The Academy We Need
Review by Mack Hassler
In reading this solid new chapbook of poems by a fine poet, whom I had not heard of before, it is clear that being from Copper Country (Laurium) need not confine one to local color work. Johnson makes use of ideas, images and tones across the whole spectrum of “academic “ poetry from Elizabeth Bishop and Robert Lowell to Mary Oliver. An early poem in this collection that deals with teaching art classes near Williamsburg Virginia, where Johnson went to college, expresses what we now call “critical race theory.” She comprehends marriage in the same complex way that Bishop and Lowell do but with an amusing UP slant in a poem titled “Hunting Season”:
“I have lost the person I know, to a wolf’s heart
but say nothing, as expected of the wife….” P. 12
Her poems are full of ideas and dabs of color (she does her own illustrations) worthy of the French Impressionists. Several poems here are set in the milieu of New York City culture.
Johnson knows and talks about how poems work as what she calls the “shorthand” of literature in general.
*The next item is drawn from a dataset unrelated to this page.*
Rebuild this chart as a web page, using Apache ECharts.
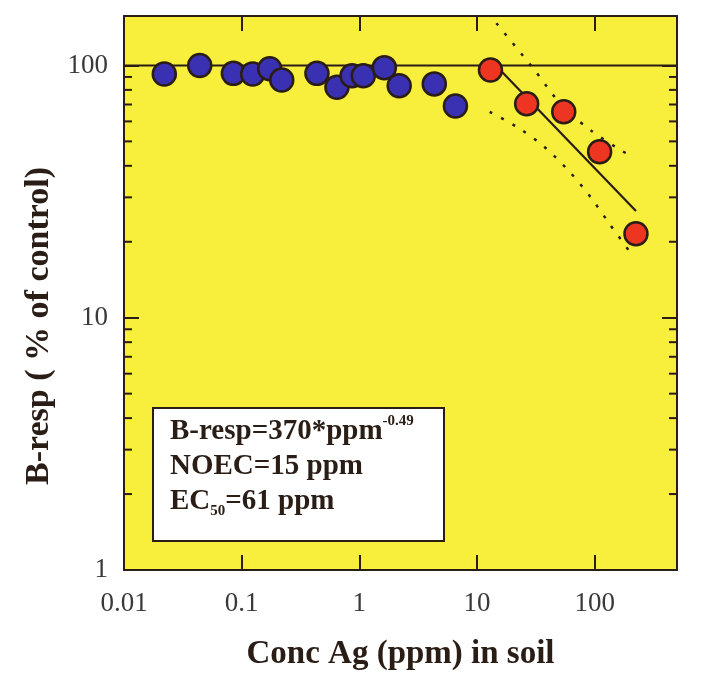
<!DOCTYPE html>
<html>
<head>
<meta charset="utf-8">
<script src="https://cdn.jsdelivr.net/npm/echarts@6/dist/echarts.min.js"></script>
<style>
html,body{margin:0;padding:0;background:#fff;}
#chart{width:709px;height:681px;}
</style>
</head>
<body>
<div id="chart"></div>
<script>
// ---- data ----
const blueX = [0.022, 0.044, 0.085, 0.124, 0.173, 0.219, 0.436, 0.645, 0.867, 1.08, 1.63, 2.18, 4.33, 6.55];
const blueY = [92.5, 100, 93, 92.5, 97, 87.5, 93, 82, 91, 91, 98, 83, 84.5, 69];
const redX = [13.0, 26.4, 54.5, 110, 224];
const redY = [96, 70.5, 65.5, 45.5, 21.5];
const controlX = [0.01, 500];
const controlY = [100, 100];
const fitX = [15.5, 224];
const fitY = [96.5, 26.5];
const upperX = [14.6, 29.9, 53.8, 94, 158, 210];
const upperY = [147, 97.5, 68.5, 55, 46.8, 43.4];
const lowerX = [12.8, 23.0, 37.6, 61.4, 94, 134, 198];
const lowerY = [65.5, 56.2, 47.4, 37.8, 29.7, 23.5, 18.3];
const xTickLabels = {'-2': '0.01', '-1': '0.1', '0': '1', '1': '10', '2': '100'};
const yTickLabels = {'0': '1', '1': '10', '2': '100'};
const yMinorTicks = [2, 3, 4, 5, 6, 7, 8, 9, 20, 30, 40, 50, 60, 70, 80, 90];
const xMin = 0.01, xMax = 500, yMin = 1, yMax = 157;

const zip = (xs, ys) => xs.map((x, i) => [x, ys[i]]);
function powLabel(map) {
  return function (v) {
    const l = Math.log10(v);
    const e = Math.round(l);
    if (Math.abs(l - e) > 1e-6) return '';
    return map[String(e)] || '';
  };
}

const ink = '#2a1d16';
const serif = '"Liberation Serif", "Times New Roman", serif';

const chart = echarts.init(document.getElementById('chart'), null, {renderer: 'canvas'});
const axisLine = {show: true, onZero: false, lineStyle: {color: ink, width: 2}};
const majorTick = {show: true, inside: true, length: 15, lineStyle: {color: ink, width: 2}};

chart.setOption({
  animation: false,
  backgroundColor: '#ffffff',
  grid: {left: 124, right: 32, top: 16, bottom: 111, show: true, backgroundColor: '#f7ef3c', borderWidth: 0},
  title: {
    left: 153, top: 408,
    backgroundColor: '#ffffff',
    borderColor: ink, borderWidth: 2,
    padding: [6, 30, 22, 17],
    text: '{a|B-resp=370*ppm}{sup|-0.49}\n{a|NOEC=15 ppm}\n{a|EC}{sub|50}{a|=61 ppm}',
    textStyle: {
      rich: {
        a: {fontFamily: serif, fontWeight: 'bold', fontSize: 29, lineHeight: 35, color: ink},
        sup: {fontFamily: serif, fontWeight: 'bold', fontSize: 15, lineHeight: 30, verticalAlign: 'top', color: ink},
        sub: {fontFamily: serif, fontWeight: 'bold', fontSize: 15, lineHeight: 10, verticalAlign: 'bottom', color: ink}
      }
    }
  },
  xAxis: [{
    type: 'log', logBase: 10, min: xMin, max: xMax, position: 'bottom',
    name: 'Conc Ag (ppm) in soil', nameLocation: 'middle', nameGap: 68,
    nameTextStyle: {fontFamily: serif, fontWeight: 'bold', fontSize: 33, color: ink},
    axisLine: axisLine, axisTick: majorTick,
    axisLabel: {formatter: powLabel(xTickLabels), fontFamily: serif, fontSize: 27, color: '#3a3a3a', margin: 20, showMaxLabel: false},
    splitLine: {show: false}, minorTick: {show: false}
  }, {
    type: 'log', logBase: 10, min: xMin, max: xMax, position: 'top',
    axisLine: axisLine, axisTick: majorTick, axisLabel: {show: false}, splitLine: {show: false}
  }],
  yAxis: [{
    type: 'log', logBase: 10, min: yMin, max: yMax, position: 'left',
    name: 'B-resp ( % of control)', nameLocation: 'middle', nameGap: 66, nameRotate: 90,
    nameTextStyle: {fontFamily: serif, fontWeight: 'bold', fontSize: 34, color: ink, padding: [0, 0, 0, -66]},
    axisLine: axisLine, axisTick: majorTick,
    axisLabel: {formatter: powLabel(yTickLabels), fontFamily: serif, fontSize: 27, color: '#3a3a3a', margin: 16, showMaxLabel: false},
    splitLine: {show: false}
  }, {
    type: 'log', logBase: 10, min: yMin, max: yMax, position: 'right',
    axisLine: axisLine, axisTick: majorTick, axisLabel: {show: false}, splitLine: {show: false}
  }],
  series: [
    {
      type: 'custom', xAxisIndex: 0, yAxisIndex: 0, silent: true, z: 3,
      data: yMinorTicks.map(v => [1, v]),
      renderItem: function (params, api) {
        const p = api.coord([api.value(0), api.value(1)]);
        const cs = params.coordSys;
        const st = {stroke: ink, lineWidth: 2};
        return {type: 'group', children: [
          {type: 'line', shape: {x1: cs.x, y1: p[1], x2: cs.x + 8, y2: p[1]}, style: st},
          {type: 'line', shape: {x1: cs.x + cs.width, y1: p[1], x2: cs.x + cs.width - 8, y2: p[1]}, style: st}
        ]};
      }
    },
    {type: 'line', data: zip(controlX, controlY), symbol: 'none', lineStyle: {color: ink, width: 2}, z: 2},
    {type: 'line', data: zip(fitX, fitY), symbol: 'none', lineStyle: {color: ink, width: 2.2}, z: 2},
    {type: 'line', data: zip(upperX, upperY), symbol: 'none', smooth: 0.3, lineStyle: {color: ink, width: 2.5, type: [3, 10]}, z: 2},
    {type: 'line', data: zip(lowerX, lowerY), symbol: 'none', smooth: 0.3, lineStyle: {color: ink, width: 2.5, type: [3, 10]}, z: 2},
    {type: 'scatter', data: zip(blueX, blueY), symbol: 'circle', symbolSize: 23,
      itemStyle: {color: '#3a31b2', borderColor: ink, borderWidth: 2.5, opacity: 1}, z: 5},
    {type: 'scatter', data: zip(redX, redY), symbol: 'circle', symbolSize: 23,
      itemStyle: {color: '#ee3522', borderColor: ink, borderWidth: 2.5, opacity: 1}, z: 5}
  ]
});
</script>
</body>
</html>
One that she titles “Poet to Poet” is even more explicit: “words swimming in intellect/ communication woven with paper and pen/ Observing human roundness” p.13
Here are the wonderful last two sections of a poem about an academic poetry reading downstate with the title “Donald Justice Reading, in Kalamazoo, 1998:
“Determination/in scuffed shoes, the swollen mention of Plato or perhaps
he creased poems based on Rilke.
Justice beaten into words, the aged man, consumed by language.” P. 21
This crisp and tidy small collection ends with what would usually by an epigraph, but she puts it at the end, from something by former U.S President John F. Kennedy,
“When power leads man toward arrogance,
poetry reminds him of his limitations.
When power corrupts, poetry cleanses.” P. 26
A nice UP sort of poem earlier by Johnson that she calls “The River” says roughly the same thing to make her point and JFK’s:
Water crossed by a bridge,
must now take sides.
The river becomes political.” P.15
Kathleen Carlton Johnson’s work has appeared in Diner, Third Wednesday, William and Mary Review, Barley South, Phoebe, The U.P. Reader, and Collected Goods. Her most recent chapbook, was published by Origami Poetry Project.